A decepção foi grande, pois até mesmo o comportamento que lhe diziam ser demonstrações de patriotismo acobertadas pelo Exercito, na realidade, eram crimes gravíssimos – associação criminosa armada; abolição violenta do Estado Democrático de Direito; golpe de Estado; dano qualificado pela violência e grave ameaça; e deterioração de patrimônio tombado.
E, um belo dia, Matheus foi julgado pelo STF, aquele que queria fechar.

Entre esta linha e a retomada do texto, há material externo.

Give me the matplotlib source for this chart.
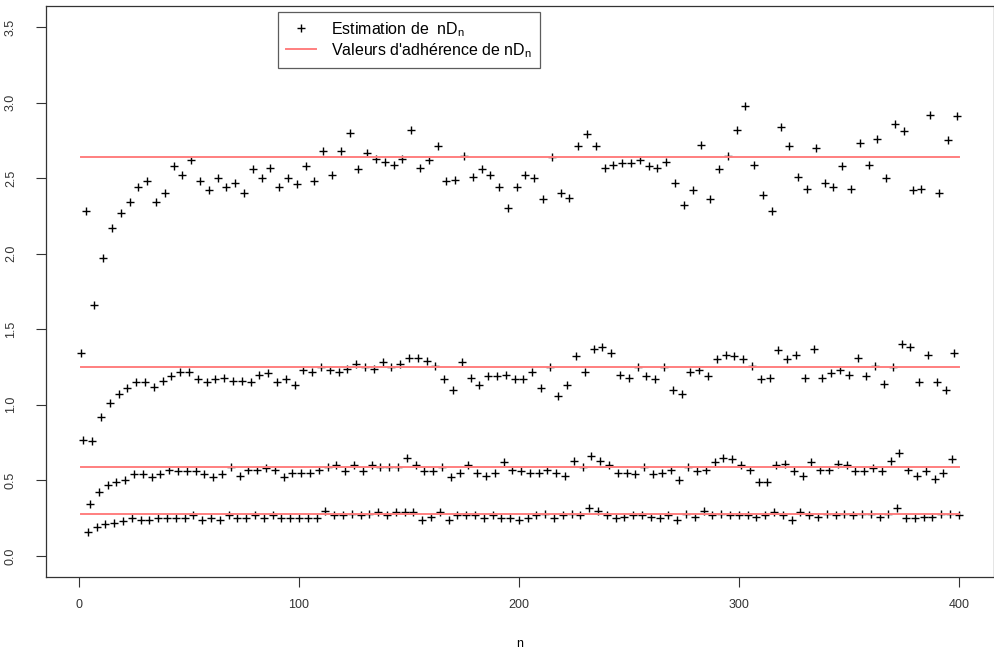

E, em meio à lágrimas, decepção naqueles nos quais confiara a própria vida, a certeza de que perderia os melhores anos da existência e a possibilidade de ter uma vida-normal, com apenas 24 anos, Mateus Lima de Carvalho Lázaro foi condenado a 17 anos de reclusão e ao pagamento de multa equivalente a R$ 44 mil.
A história de Matheus é a mesma vivida por muitas pessoas transformadas em instrumentos pelos controladores das bolhas de desinformação, [pessoas] que perderão a liberdade, o convívio familiar e social por terem sido usadas pelos espertalhões e por terem emprestado seus corpos para fazer o jogo sujo planejado pelos golpistas.
Para ser justa com pessoas como Matheus e tantos outros na sua situação, o Poder Judiciário brasileiro precisa julgar com o máximo rigor os planejadores, comandantes e financiadores do golpe de Estado tentado no Brasil pela extrema-direita neste Oito de Setembro.